Americans’ average daily sodium intake may be associated with better health outcomes than recommended intake levels.
Most Americans’ average daily sodium intake is associated with better health outcomes than intake levels currently recommended by the CDC and major health departments, according to a new study. Many in the scientific community now view the latter intake levels as excessively and unrealistically low, it was suggested.
Researchers at Copenhagen University Hospital and Bispebjerg University Hospital in Copenhagen, Denmark, and Albert Einstein College of Medicine in New York investigated the incidence of all-cause mortality (ACM) and cardiovascular disease events (CVDEs) in populations exposed to dietary intakes of low sodium (less than 115 mmol), usual sodium (low usual sodium, 115 to 165 mmol; high usual sodium, 166 to 215 mmol), and high sodium (more than 215 mmol). They integrated relationship between individual measures of dietary sodium intake vs outcome in 23 cohort studies and 2 follow-up studies of randomized controlled trials measured as hazard ratios in meta-analyses.
The risks of ACM and CVDEs were decreased in usual sodium vs low sodium intake and increased in high sodium vs usual sodium intake. In population-representative samples adjusted for multiple confounders, the hazard ratio for ACM was consistently decreased in usual sodium vs low sodium intake but not increased in high sodium vs usual sodium intake. Within the usual sodium intake range, the number of events was stable.

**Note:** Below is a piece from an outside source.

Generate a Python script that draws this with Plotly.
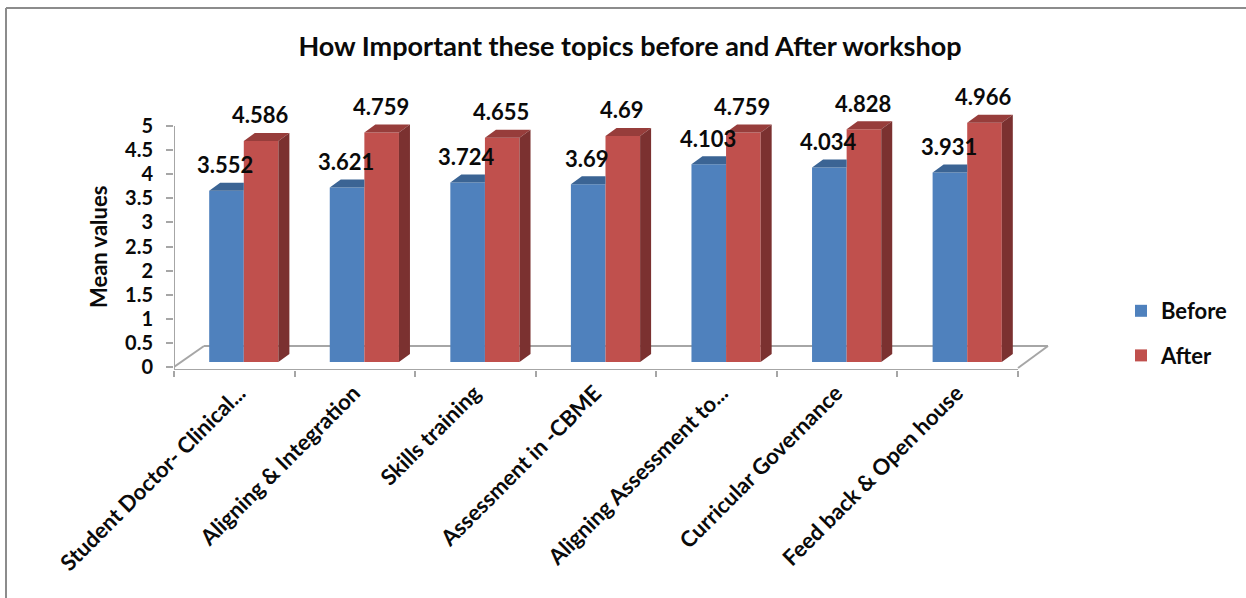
import plotly.graph_objects as go

categories = ["Student Doctor- Clinical...", "Aligning & Integration", "Skills training",
              "Assessment in -CBME", "Aligning Assessment to...", "Curricular Governance",
              "Feed back & Open house"]
before = [3.552, 3.621, 3.724, 3.69, 4.103, 4.034, 3.931]
after = [4.586, 4.759, 4.655, 4.69, 4.759, 4.828, 4.966]
y_ticks = [0, 0.5, 1, 1.5, 2, 2.5, 3, 3.5, 4, 4.5, 5]
y_tick_labels = ["0", "0.5", "1", "1.5", "2", "2.5", "3", "3.5", "4", "4.5", "5"]

W, H = 1246, 598
L, R, T, B = 174, 1060, 100, 370
PX_X = 120.57                # pixels per category
PX_Y = 48.2                  # pixels per y unit
FONT = "Lato"
INK = "#0a0a0a"
BLUE, BLUE_TOP = "#4F81BD", "#3B6494"
RED, RED_TOP, RED_SIDE = "#C0504D", "#973D3B", "#7B3130"
GRID = "#A6A6A6"

px2x = lambda p: p / PX_X
px2y = lambda p: p / PX_Y
y_bottom = -px2y(3)
y_top = px2y(267)
x_top = (R - L) / PX_X

group_shift = px2x(9.5)
bar_w = px2x(34.6)
base = px2y(5)
dx, dy = px2x(11), px2y(8)
centers = [i + 0.5 + group_shift for i in range(len(categories))]
# truncated labels end a little further right than complete ones
label_vals = [i + 0.5 + px2x(5 if c.endswith("...") else -1) for i, c in enumerate(categories)]

fig = go.Figure()
fig.add_bar(x=centers, y=before, base=base, name="Before", marker=dict(color=BLUE, line_width=0),
            offsetgroup="0", legendgroup="a", hoverinfo="skip")
fig.add_bar(x=centers, y=after, base=base, name="After", marker=dict(color=RED, line_width=0),
            offsetgroup="1", legendgroup="b", hoverinfo="skip")

bx, by, rx, ry, sx, sy = [], [], [], [], [], []
for c, b, a in zip(centers, before, after):
    t = b + base
    bx += [c - bar_w, c, c, c - bar_w + dx, None]
    by += [t, t, t + dy, t + dy, None]
    t = a + base
    rx += [c, c + bar_w, c + bar_w + dx, c + dx, None]
    ry += [t, t, t + dy, t + dy, None]
    sx += [c + bar_w, c + bar_w + dx, c + bar_w + dx, c + bar_w, None]
    sy += [t, t + dy, base + dy, base, None]
for xs, ys, col in [(bx, by, BLUE_TOP), (rx, ry, RED_TOP), (sx, sy, RED_SIDE)]:
    fig.add_scatter(x=xs, y=ys, mode="lines", fill="toself", fillcolor=col, line_width=0,
                    showlegend=False, hoverinfo="skip")

for c, b, a in zip(centers, before, after):
    for xx, v in ((c - bar_w / 2, b), (c + bar_w / 2, a)):
        fig.add_annotation(x=xx, y=v + base, text=f"{v:g}", showarrow=False, yshift=26, xshift=-1,
                           font=dict(family=FONT, size=22, color=INK, weight="bold"))

floor_d_x, floor_d_y = px2x(30), px2y(21)
n = len(categories)
floor = [(0, -0.0), (floor_d_x, floor_d_y), (n + floor_d_x, floor_d_y), (n, -0.02)]
for (x0, y0), (x1, y1) in zip(floor[:-1], floor[1:]):
    fig.add_shape(type="line", x0=x0, y0=y0, x1=x1, y1=y1, xref="x", yref="y", layer="below",
                  line=dict(color=GRID, width=2))
fig.add_shape(type="line", x0=0, x1=0, y0=y_bottom, y1=5, xref="x", yref="y", layer="below",
              line=dict(color=GRID, width=2))
fig.add_shape(type="line", x0=0, x1=n, y0=y_bottom, y1=y_bottom, xref="x", yref="y", layer="below",
              line=dict(color=GRID, width=2))

pw, ph = R - L, B - T
fx = lambda p: (p - L) / pw
fy = lambda p: (B - p) / ph
fig.add_shape(type="line", xref="paper", yref="paper", x0=fx(6), x1=fx(1246), y0=fy(8), y1=fy(8),
              line=dict(color="#8C8C8C", width=2))
fig.add_shape(type="line", xref="paper", yref="paper", x0=fx(6), x1=fx(6), y0=fy(8), y1=fy(598),
              line=dict(color="#8C8C8C", width=2))

fig.add_annotation(xref="paper", yref="paper", x=fx(98), y=fy(247), text="Mean values", textangle=-90,
                   xanchor="center", yanchor="middle", showarrow=False,
                   font=dict(family=FONT, size=22, color=INK, weight="bold"))

fig.update_layout(
    width=W, height=H, autosize=False,
    margin=dict(l=L, r=W - R, t=T, b=H - B, pad=0),
    paper_bgcolor="white", plot_bgcolor="rgba(0,0,0,0)",
    barmode="group", bargap=1 - 2 * bar_w, bargroupgap=0,
    title=dict(text="How Important these topics before and After workshop",
               x=630 / W, xanchor="center", y=1 - 47 / H, yanchor="middle",
               font=dict(family=FONT, size=27, color=INK, weight="bold")),
    legend=dict(x=fx(1121), xanchor="left", y=fy(290), yanchor="top", traceorder="grouped",
                tracegroupgap=13, bgcolor="rgba(0,0,0,0)",
                font=dict(family=FONT, size=22, color=INK, weight="bold"), itemclick=False),
    showlegend=True,
    xaxis=dict(type="linear", range=[0, x_top], showgrid=False, zeroline=False, showline=False,
               tickmode="array", tickvals=label_vals,
               ticktext=categories, ticks="", tickangle=-45, ticklabelstandoff=5,
               tickfont=dict(family=FONT, size=22, color=INK, weight="bold"),
               minor=dict(tickmode="array", tickvals=list(range(n + 1)), ticks="outside", ticklen=6,
                          tickwidth=2, tickcolor=GRID, showgrid=False)),
    yaxis=dict(range=[y_bottom, y_top], showgrid=False, zeroline=False, showline=False,
               tickmode="array", tickvals=y_ticks, ticktext=y_tick_labels, ticks="outside",
               ticklen=7, tickwidth=2, tickcolor=GRID, ticklabelstandoff=9,
               tickfont=dict(family=FONT, size=20, color=INK, weight="bold")),
)

fig.write_html("out.html", config={"displayModeBar": False},
               post_script="document.body.style.margin='0';document.body.style.overflow='hidden';")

The authors said that they identified a specific range of sodium intake (2645 to 4945 mg) associated with the most favorable health outcomes within which variation in sodium intake is not associated with variation in mortality and that this optimal range of intake is consistent with the current dietary intake of most of the world’s population. They concluded that their data are consistent with the hypothesis that a U shape best describes the relationship of sodium intake to health outcomes.